Since Polyak's pioneering work, heavy ball (HB) momentum has been widely studied in minimization. However, its role in min-max games remains largely unexplored. As a key component of practical min-max algorithms like Adam, this gap limits their effectiveness. In this paper, we present a continuous-time analysis for HB with simultaneous and alternating update schemes in min-max games. Locally, we prove smaller momentum enhances algorithmic stability by enabling local convergence across a wider range of step sizes, with alternating updates generally converging faster. Globally, we study the implicit regularization of HB, and find smaller momentum guides algorithms trajectories towards shallower slope regions of the loss landscapes, with alternating updates amplifying this effect. Surprisingly, all these phenomena differ from those observed in minimization, where larger momentum yields similar effects. Our results reveal fundamental differences between HB in min-max games and minimization, and numerical experiments further validate our theoretical results.

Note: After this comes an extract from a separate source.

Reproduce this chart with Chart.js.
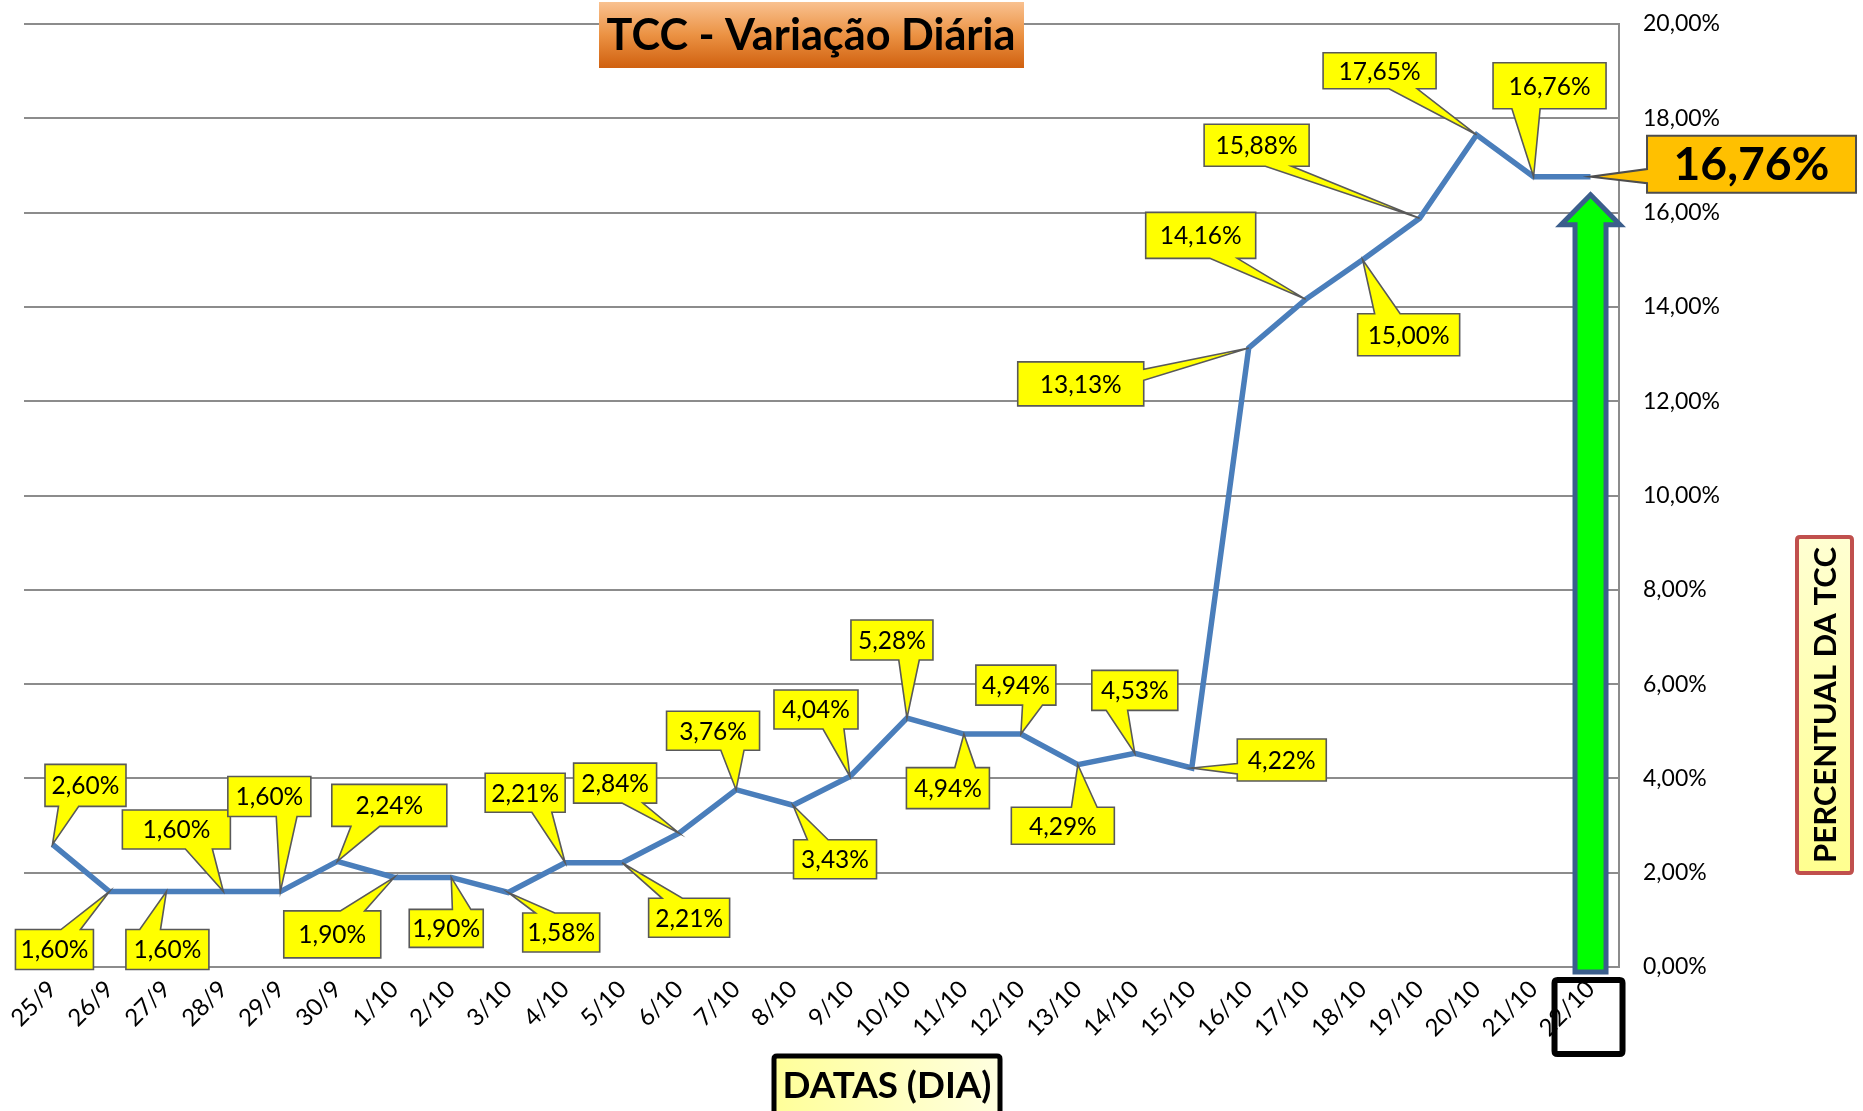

This paper presents a continuous-time analysis of the Heavy Ball momentum method in the context of min-max games, which are optimization problems involving two players with opposing objectives, such as in GANs or adversarial training. The authors aim to bridge the gap in understanding HB momentum, a common component in algorithms like Adam, for min-max games, which has been less explored compared to its application in minimization tasks.